Tuesday, October 9, 2012

800 Words: Dreams from My Mother Part I


September 11th is the cause of all sorts of odd connotations for my family. Not only did grandfather die on September 11th 1985, but so did my aunt Debbie’s father on September 11th, 2000. The two men were close friends dating back to their days as engineers at the Wright-Patterson Air Force Base in Dayton, Ohio during World War II. My aunt Debbie had barely met my uncle Nochem in her life before work transferred her to Baltimore. She needed friends in the city, and her parents got in touch with my grandparents – and thus was a match made. The significance of 9/11 in our family goes down to the minute as well: my grandfather died at 2:48 AM, two years later (though on October 7th) at 2:48 PM, my brother Jordan and my Zaydie’s Hebrew namesake (Yitzhak Moshe) was born.

It’s stock and trade to recite where you were when you first heard about 9/11, rather like the Kennedy assassination or Pearl Harbor were for earlier generations. In each case, there’s something quite kitschy about such memories - as though remembering the mundanity of that morning marks the insignificance and invulnerability of our lives before the awful day. We were no more vulnerable after 9/11 than we were before. The difference is that after 9/11 we finally knew how vulnerable we were. But then again, my moralizing about the sanctimony that this day inspires has a selfish tint too.

The truth of where I was on 9/11 could not be more ignoble. I could sleep late on Tuesdays, and since my phone kept ringing that morning for my Japanese roommate, and not realizing why Nabuo’s parents kept calling, I took the phone off the hook. I only woke up when Nabuo came back to the room. Not realizing the significance of what happened – my first thought was “Alright! No classes!” It was only when I saw TV footage in my friends’ room that I realized it was a terrorist attack. In the room with us was a girl I’d never seen before – cute, funny, pneumatic, and very flirtatious. The chemistry was instant, and we went together to the top floor of Letts Hall, found some large chairs to stand on, and from that vantage point could see the smoke of the pentagon. By 1:30 that afternoon, we were making out in the 5th floor Lounge of Anderson Hall as other people were watching CNN on TV. It was awesome.
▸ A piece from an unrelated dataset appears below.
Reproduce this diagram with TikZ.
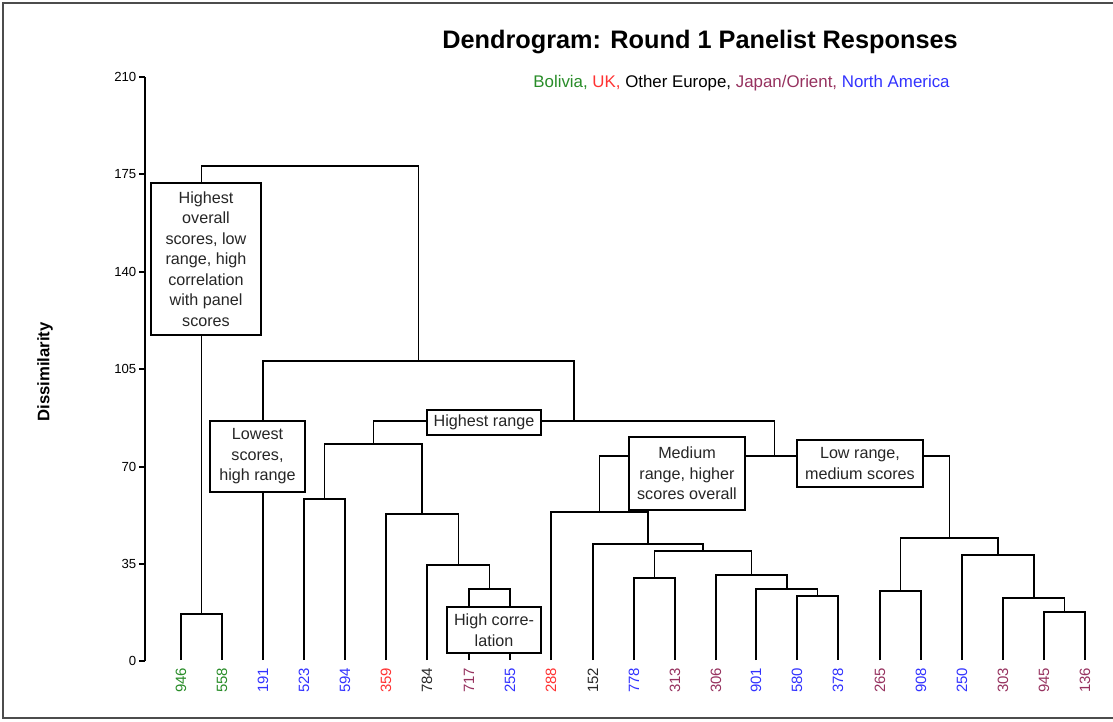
\documentclass[tikz,border=0pt]{standalone}
\usepackage{fontspec}
\setmainfont{Liberation Sans}
\definecolor{bolivia}{RGB}{40,140,40}
\definecolor{uk}{RGB}{255,50,50}
\definecolor{europe}{RGB}{40,40,40}
\definecolor{japan}{RGB}{150,50,95}
\definecolor{america}{RGB}{50,50,255}
\tikzset{
  leaf/.style={rotate=90,anchor=east,inner sep=0.16cm,outer sep=0pt,font=\fontsize{8.5}{10}\selectfont},
  note/.style={draw,fill=white,align=center,inner sep=0pt,outer sep=0pt,text=black!85,font=\fontsize{9.2}{11.7}\selectfont},
  ticklabel/.style={anchor=east,inner sep=0pt,font=\fontsize{7.5}{9}\selectfont}
}

\begin{document}
\begin{tikzpicture}[x=0.02cm,y=-0.02cm,line width=0.8pt]
\useasboundingbox (0,0) rectangle (1113,721);
\draw [line width=1pt,black!70] (1113,3) -- (3,3) -- (3,718) -- (1113,718);

% title and legend
\node (title) at (700,42) [font=\bfseries\fontsize{14.4}{17}\selectfont] {Dendrogram: Round 1 Panelist Responses};
\node (legend) at (741.5,83) [font=\fontsize{9.6}{11}\selectfont] {\textcolor{bolivia}{Bolivia,} \textcolor{uk}{UK,} Other Europe, \textcolor{japan}{Japan/Orient,} \textcolor{america}{North America}};

% axis
\node (ylabel) at (45,372) [rotate=90,font=\bfseries\fontsize{9.5}{11}\selectfont] {Dissimilarity};
\draw (145,77) -- (145,661);
\node (t0)   at (137,661) [ticklabel] {0};
\node (t35)  at (137,564) [ticklabel] {35};
\node (t70)  at (137,467) [ticklabel] {70};
\node (t105) at (137,369) [ticklabel] {105};
\node (t140) at (137,272) [ticklabel] {140};
\node (t175) at (137,174) [ticklabel] {175};
\node (t210) at (137,77)  [ticklabel] {210};
\draw (139,661) -- (145,661);
\draw (139,564) -- (145,564);
\draw (139,467) -- (145,467);
\draw (139,369) -- (145,369);
\draw (139,272) -- (145,272);
\draw (139,174) -- (145,174);
\draw (139,77)  -- (145,77);

% leaves
\node (946) at (181,660)  [leaf,text=bolivia] {946};
\node (558) at (222,660)  [leaf,text=bolivia] {558};
\node (191) at (263,660)  [leaf,text=america] {191};
\node (523) at (304,660)  [leaf,text=america] {523};
\node (594) at (345,660)  [leaf,text=america] {594};
\node (359) at (386,660)  [leaf,text=uk] {359};
\node (784) at (427,660)  [leaf,text=europe] {784};
\node (717) at (469,660)  [leaf,text=japan] {717};
\node (255) at (510,660)  [leaf,text=america] {255};
\node (288) at (551,660)  [leaf,text=uk] {288};
\node (152) at (593,660)  [leaf,text=europe] {152};
\node (778) at (634,660)  [leaf,text=america] {778};
\node (313) at (675,660)  [leaf,text=japan] {313};
\node (306) at (716,660)  [leaf,text=japan] {306};
\node (901) at (756,660)  [leaf,text=america] {901};
\node (580) at (797,660)  [leaf,text=america] {580};
\node (378) at (838,660)  [leaf,text=america] {378};
\node (265) at (880,660)  [leaf,text=japan] {265};
\node (908) at (921,660)  [leaf,text=america] {908};
\node (250) at (962,660)  [leaf,text=america] {250};
\node (303) at (1003,660) [leaf,text=japan] {303};
\node (945) at (1044,660) [leaf,text=japan] {945};
\node (136) at (1085,660) [leaf,text=japan] {136};

% merges
\coordinate (m1)  at (201.5,614);
\coordinate (m2)  at (489.5,589);
\coordinate (m3)  at (458.3,565);
\coordinate (m4)  at (422.1,514);
\coordinate (m5)  at (324.5,499);
\coordinate (m6)  at (373.3,444);
\coordinate (m7)  at (654.5,578);
\coordinate (m8)  at (817.5,596);
\coordinate (m9)  at (786.8,589);
\coordinate (m10) at (751.4,575);
\coordinate (m11) at (703,551);
\coordinate (m12) at (648,544);
\coordinate (m13) at (599.5,512);
\coordinate (m14) at (900.5,591);
\coordinate (m15) at (1064.5,612);
\coordinate (m16) at (1033.8,598);
\coordinate (m17) at (997.9,555);
\coordinate (m18) at (949.2,538);
\coordinate (m19) at (774.3,456);
\coordinate (m20) at (573.8,421);
\coordinate (m21) at (418.4,361);
\coordinate (m22) at (310,166);

\draw (946.east) |- (m1) -| (558.east);
\draw (717.east) |- (m2) -| (255.east);
\draw (784.east) |- (m3) -| (m2);
\draw (359.east) |- (m4) -| (m3);
\draw (523.east) |- (m5) -| (594.east);
\draw (m5) |- (m6) -| (m4);
\draw (778.east) |- (m7) -| (313.east);
\draw (580.east) |- (m8) -| (378.east);
\draw (901.east) |- (m9) -| (m8);
\draw (306.east) |- (m10) -| (m9);
\draw (m7) |- (m11) -| (m10);
\draw (152.east) |- (m12) -| (m11);
\draw (288.east) |- (m13) -| (m12);
\draw (265.east) |- (m14) -| (908.east);
\draw (945.east) |- (m15) -| (136.east);
\draw (303.east) |- (m16) -| (m15);
\draw (250.east) |- (m17) -| (m16);
\draw (m14) |- (m18) -| (m17);
\draw (m13) |- (m19) -| (m18);
\draw (m6) |- (m20) -| (m19);
\draw (191.east) |- (m21) -| (m20);
\draw (m1) |- (m22) -| (m21);

% cluster notes
\node (overall) at (206,259)   [note,minimum width=2.2cm,minimum height=3.04cm] {Highest\\overall\\scores, low\\range, high\\correlation\\with panel\\scores};
\node (lowest)  at (257.5,456.5) [note,minimum width=1.9cm,minimum height=1.42cm] {Lowest\\scores,\\high range};
\node (range)   at (484,422.5) [note,minimum width=2.28cm,minimum height=0.5cm] {Highest range};
\node (medium)  at (687,473.5) [note,minimum width=2.32cm,minimum height=1.46cm] {Medium\\range, higher\\scores overall};
\node (low)     at (860,463.5) [note,minimum width=2.52cm,minimum height=0.94cm] {Low range,\\medium scores};
\node (corr)    at (494,630)   [note,minimum width=1.88cm,minimum height=0.92cm] {High corre-\\lation};
\end{tikzpicture}
\end{document}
The selfishness of my behavior on that most auspicious day is perhaps definitive of the selfishness that has always defined my life – neglecting studies, abandoning projects, spurning advice, wasting money like water, avoiding hard work, and too often, avoiding employment. I can only imagine what Zaydie Witow would make of me today - let alone what my other, far more indimidating Zaydie would have made. But it’s quite often said by Bubbie Witow that the death of her husband from colon cancer was a cataclysm from which our family never recovered. I can’t say she was wrong: Zaydie left me without a potentially more patient guide for my dozens of learning difficulties, he left Bubbie without a guide for how to connect to grandchildren she found less sympathetic than precociously intellectual me, he left Dad without a patient guide for how to negotiate fatherhood’s challenges, he left my uncle Nochem without his sage business advice just as he was striking out on his own as a businessman, he left Mom to negotiate our family’s volatile dynamics alone as the sole peacemaker, and he left his other five grandchildren without memories of their grandfather. Zaydie Witow lived to be nearly seventy, but in the twenty-seven years since his death, it is clear that all of our lives are worse for the fact that he was not part of them.  

Morris Witow, by all accounts I’ve ever heard, was something resembling a saint. No one who ever met him had an unkind word to say. He was kind to everyone, he was always helpful, he was brilliantly intelligent, he was handy with every possible tool, and he was unhesitantly generous as a community leader. The saintliness of my Zaydie was passed on to many members of my family, it can just as easily be seen in my mother, and scarcely less in my Uncle Nochem, or in my brother Jordan, or in Nochem’s two daughters. It was in no way passed on to me.

I am a volatile cocktail comprised in equal parts of my father and maternal grandmother. From both I inherited a relentless intellectual curiosity and passion for living life to its fullest potential. But from my father I also inherited an insatiable contrarian streak, a pathological need for attention, a dark view of human nature, a poisonous temper, and an utterly divided self that never reconciled the bifurcated loyalties of our upbringings. From Bubbie Witow I also inherited a perpetual disorganization, an inability to forgive slights, an inability to relate to people different from us, and a tendency to point fingers at others before pointing at ourselves. All three of us have led lives defined at least as much by our wounds as by our hopes. But all three of us were amazingly lucky to have found family saints who accepted and loved us as much for our weaknesses as for our strengths, perhaps more. The fact that all three of us found acceptance within a family with which we could never have provided ourselves gave our lives a lease to enjoy them which we'd have never found without our family.